**Material shown:**
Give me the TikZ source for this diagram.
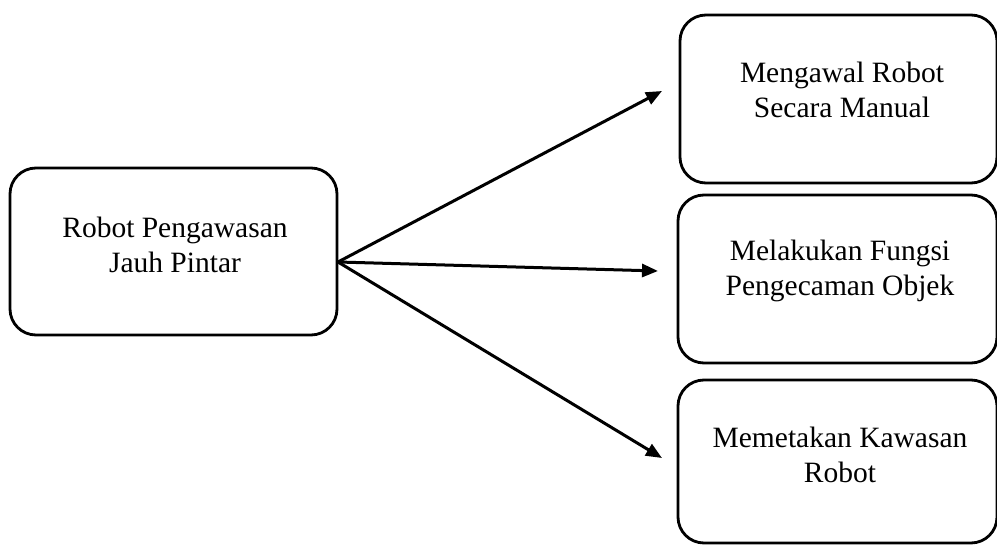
\documentclass[tikz,border=0pt]{standalone}
\usepackage{fontspec}
\setmainfont{Liberation Serif}
\usetikzlibrary{arrows.meta}
\begin{document}
\begin{tikzpicture}[x=1pt,y=-1pt,
  box/.style={draw=black,line width=2.8pt,rounded corners=26pt},
  lbl/.style={align=center,font=\fontsize{29.5}{35}\selectfont,inner sep=0pt},
  link/.style={line width=3pt,-{Triangle[length=16pt,width=13pt]}}]
  \path[use as bounding box,clip] (0,0) rectangle (997,545);
  \fill[white] (0,0) rectangle (997,545);

  % source box
  \draw[box] (10,168) rectangle (337,335);
  \node[lbl] (src) at (175,245) {Robot Pengawasan\\Jauh Pintar};
  \coordinate (out) at (338,262);

  % target boxes
  \draw[box] (680,15) rectangle (997,183);
  \node[lbl] (t1) at (842,90) {Mengawal Robot\\Secara Manual};
  \draw[box] (678,195) rectangle (997,363);
  \node[lbl] (t2) at (840,271) {Melakukan Fungsi\\Pengecaman Objek};
  \draw[box] (678,380) rectangle (997,543);
  \node[lbl] (t3) at (840,455) {Memetakan Kawasan\\Robot};

  % arrow heads end short of each box
  \coordinate (e1) at (662,91);
  \coordinate (e2) at (658,271);
  \coordinate (e3) at (662,458);

  \draw[link] (out) -- (e1);
  \draw[link] (out) -- (e2);
  \draw[link] (out) -- (e3);
\end{tikzpicture}
\end{document}
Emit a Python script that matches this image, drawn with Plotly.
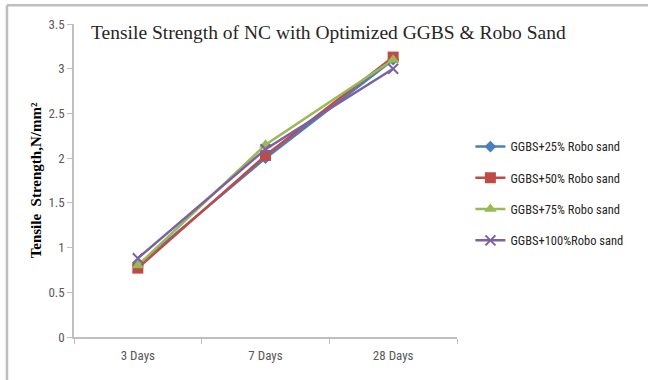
import plotly.graph_objects as go

categories = ["3 Days", "7 Days", "28 Days"]
series_names = ["GGBS+25% Robo sand", "GGBS+50% Robo sand", "GGBS+75% Robo sand", "GGBS+100%Robo sand"]
ggbs_25 = [0.80, 2.00, 3.10]
ggbs_50 = [0.77, 2.03, 3.13]
ggbs_75 = [0.80, 2.15, 3.10]
ggbs_100 = [0.88, 2.10, 3.00]
y_ticks = [0, 0.5, 1, 1.5, 2, 2.5, 3, 3.5]
y_tick_labels = ["0", "0.5", "1", "1.5", "2", "2.5", "3", "3.5"]

values = [ggbs_25, ggbs_50, ggbs_75, ggbs_100]
colors = ["#4A7EBB", "#BE4B48", "#98B954", "#7D60A0"]
symbols = ["diamond", "square", "triangle-up", "x-thin"]
sizes = [9, 11, 11, 10]

fig = go.Figure()
for i, (name, vals) in enumerate(zip(series_names, values)):
    fig.add_trace(go.Scatter(
        x=categories, y=vals, name=name, mode="lines+markers",
        line=dict(color=colors[i], width=2.5),
        marker=dict(symbol=symbols[i], size=sizes[i], color=colors[i],
                    line=dict(color=colors[i], width=2 if symbols[i] == "x-thin" else 0)),
        legendgroup=f"g{i}",
    ))

narrow = "Liberation Sans Narrow, Roboto Condensed, Arial Narrow, sans-serif"
tick_font = dict(family=narrow, size=13, color="#595959")

fig.update_layout(
    width=648, height=380,
    margin=dict(l=74, r=191, t=24, b=43),
    paper_bgcolor="white", plot_bgcolor="white",
    showlegend=True,
    legend=dict(x=1.035, y=0.655, xanchor="left", yanchor="top",
                font=dict(family=narrow, size=12.5, color="#262626"),
                tracegroupgap=12, bgcolor="rgba(0,0,0,0)"),
    xaxis=dict(type="category", range=[-0.5, 2.5], showgrid=False,
               showline=True, linecolor="#BFBFBF", linewidth=1.5,
               ticks="outside", tickson="boundaries", ticklen=5, tickcolor="#BFBFBF",
               tickfont=tick_font, zeroline=False, ticklabelstandoff=6),
    yaxis=dict(range=[0, 3.5], tickvals=y_ticks, ticktext=y_tick_labels, showgrid=False,
               showline=True, linecolor="#BFBFBF", linewidth=1.5,
               ticks="outside", ticklen=5, tickcolor="#BFBFBF",
               tickfont=tick_font, zeroline=False,
               title=dict(text="<b>Tensile  Strength,N/mm²</b>",
                          font=dict(family="Liberation Serif, Times New Roman, serif", size=15, color="black"),
                          standoff=3)),
    annotations=[dict(text="Tensile Strength of NC with Optimized GGBS & Robo Sand",
                      xref="paper", yref="paper", x=0.04, y=1.0, xanchor="left", yanchor="middle",
                      yshift=-8, showarrow=False,
                      font=dict(family="Liberation Serif, Times New Roman, serif", size=19.5, color="#262626"))],
    shapes=[
        dict(type="line", xref="paper", yref="paper", x0=-0.175, x1=1.6, y0=1.06, y1=1.06,
             line=dict(color="#BFBFBF", width=2.5)),
        dict(type="line", xref="paper", yref="paper", x0=-0.175, x1=-0.175, y0=-0.2, y1=1.06,
             line=dict(color="#BFBFBF", width=2.5)),
    ],
)

fig.write_html("out.html")
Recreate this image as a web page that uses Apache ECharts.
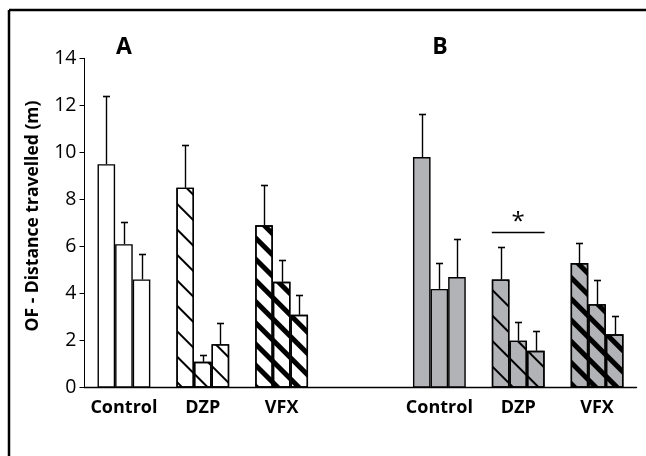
<!DOCTYPE html>
<html>
<head>
<meta charset="utf-8">
<script src="https://cdn.jsdelivr.net/npm/echarts@6/dist/echarts.min.js"></script>
<style>
html,body{margin:0;padding:0;background:#fff;}
#chart{width:646px;height:456px;}
</style>
</head>
<body>
<div id="chart"></div>
<script>
// ---- data ----
const categories = ['Control', 'DZP', 'VFX', '', 'Control', 'DZP', 'VFX'];
const panelLabels = ['A', 'B'];
const yTicks = [0, 2, 4, 6, 8, 10, 12, 14];
const mean1 = [9.5, 8.5, 6.9, null, 9.8, 4.6, 5.3];
const mean2 = [6.1, 1.1, 4.5, null, 4.2, 2.0, 3.55];
const mean3 = [4.6, 1.85, 3.1, null, 4.7, 1.57, 2.27];
const sem1 = [2.9, 1.8, 1.72, null, 1.83, 1.4, 0.83];
const sem2 = [0.95, 0.28, 0.91, null, 1.12, 0.81, 1.04];
const sem3 = [1.09, 0.92, 0.83, null, 1.61, 0.82, 0.76];
const sigCategory = 5;
const sigLevel = 6.6;
const sigText = '*';

// ---- style ----
const BAR_W = 17.6;
const GRAY = '#b2b3b6';
const FONT = '"Open Sans", "Noto Sans", sans-serif';
const panelOf = i => (i < 3 ? 0 : 1);
const decalThin = { symbol: 'rect', symbolSize: 1, color: '#000', dashArrayX: [1, 0], dashArrayY: [1.4, 15.6], rotation: Math.PI / 4 };
const decalThick = { symbol: 'rect', symbolSize: 1, color: '#000', dashArrayX: [1, 0], dashArrayY: [4.8, 10], rotation: Math.PI / 4 };

function barData(means) {
  return means.map((v, i) => {
    if (v == null) return '-';
    const name = categories[i];
    const item = {
      value: v,
      itemStyle: {
        color: panelOf(i) === 0 ? '#ffffff' : GRAY,
        borderColor: '#000',
        borderWidth: 1.4
      }
    };
    if (name === 'DZP') item.itemStyle.decal = decalThin;
    if (name === 'VFX') item.itemStyle.decal = decalThick;
    return item;
  });
}

function errData(means, sems) {
  const out = [];
  means.forEach((m, i) => { if (m != null) out.push([i, m, sems[i]]); });
  return out;
}

function errSeries(means, sems, k) {
  return {
    type: 'custom',
    z: 5,
    data: errData(means, sems),
    renderItem: function (params, api) {
      const x = api.value(0), m = api.value(1), s = api.value(2);
      const base = api.coord([x, m]);
      const top = api.coord([x, m + s]);
      const cx = Math.round(base[0] + (k - 1) * BAR_W) + 0.5;
      const ty = Math.round(top[1]) + 0.5;
      return {
        type: 'group',
        children: [
          { type: 'line', shape: { x1: cx, y1: base[1], x2: cx, y2: ty }, style: { stroke: '#000', lineWidth: 1.4 } },
          { type: 'line', shape: { x1: cx - 3.5, y1: ty, x2: cx + 3.5, y2: ty }, style: { stroke: '#000', lineWidth: 1.6 } }
        ]
      };
    }
  };
}

const chart = echarts.init(document.getElementById('chart'), null, { renderer: 'canvas' });
const option = {
  animation: false,
  backgroundColor: '#fff',
  grid: { left: 84.5, right: 9.5, top: 58.3, bottom: 68.3 },
  xAxis: {
    type: 'category',
    data: categories,
    axisTick: { show: false },
    axisLine: { lineStyle: { color: '#000', width: 1.4 } },
    axisLabel: { color: '#000', fontFamily: FONT, fontWeight: 'bold', fontSize: 18, margin: 11, interval: 0 }
  },
  yAxis: {
    type: 'value',
    min: yTicks[0],
    max: yTicks[yTicks.length - 1],
    interval: yTicks[1] - yTicks[0],
    name: 'OF - Distance travelled (m)',
    nameLocation: 'middle',
    nameGap: 42,
    nameTextStyle: { color: '#000', fontFamily: FONT, fontWeight: 'bold', fontSize: 17.5, padding: [0, 0, 0, 14] },
    splitLine: { show: false },
    axisLine: { show: true, lineStyle: { color: '#000', width: 1 } },
    axisTick: { show: true, length: 5, lineStyle: { color: '#000' } },
    axisLabel: { color: '#000', fontFamily: FONT, fontSize: 19.5, margin: 8 }
  },
  graphic: [
    { type: 'line', shape: { x1: 9, y1: 10, x2: 646, y2: 10 }, style: { stroke: '#000', lineWidth: 2.5 } },
    { type: 'line', shape: { x1: 9, y1: 10, x2: 9, y2: 456 }, style: { stroke: '#000', lineWidth: 2.5 } },
    { type: 'text', x: 124, y: 47, style: { text: panelLabels[0], fontFamily: FONT, fontWeight: 'bold', fontSize: 23, fill: '#000', align: 'center', verticalAlign: 'middle' } },
    { type: 'text', x: 440, y: 47, style: { text: panelLabels[1], fontFamily: FONT, fontWeight: 'bold', fontSize: 23, fill: '#000', align: 'center', verticalAlign: 'middle' } }
  ],
  series: [
    { type: 'bar', data: barData(mean1), barWidth: BAR_W, barGap: '0%' },
    { type: 'bar', data: barData(mean2), barWidth: BAR_W, barGap: '0%' },
    { type: 'bar', data: barData(mean3), barWidth: BAR_W, barGap: '0%' },
    errSeries(mean1, sem1, 0),
    errSeries(mean2, sem2, 1),
    errSeries(mean3, sem3, 2),
    {
      type: 'custom',
      z: 6,
      data: [[sigCategory, sigLevel]],
      renderItem: function (params, api) {
        const p = api.coord([api.value(0), api.value(1)]);
        const y = Math.round(p[1]) + 0.5;
        return {
          type: 'group',
          children: [
            { type: 'line', shape: { x1: p[0] - 1.5 * BAR_W, y1: y, x2: p[0] + 1.5 * BAR_W, y2: y }, style: { stroke: '#000', lineWidth: 1.4 } },
            { type: 'text', x: p[0], y: y + 2, style: { text: sigText, fontFamily: FONT, fontSize: 24, fill: '#000', align: 'center', verticalAlign: 'bottom' } }
          ]
        };
      }
    }
  ]
};
chart.setOption(option);
</script>
</body>
</html>
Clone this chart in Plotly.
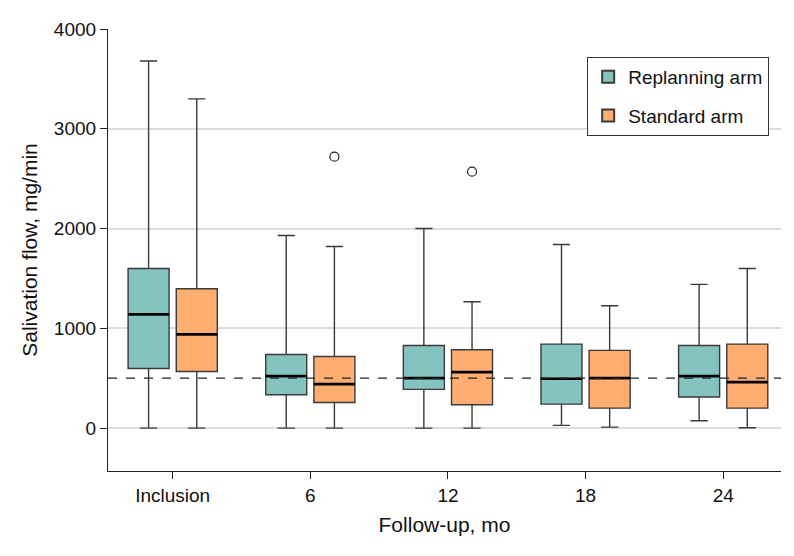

**Short task:** Gather all lines with the string "script" from the data.

**Full solution:**
Emit a Python script that matches this image, drawn with Plotly.
<script src="https://cdn.jsdelivr.net/npm/echarts@6/dist/echarts.min.js"></script>
<script>
</script>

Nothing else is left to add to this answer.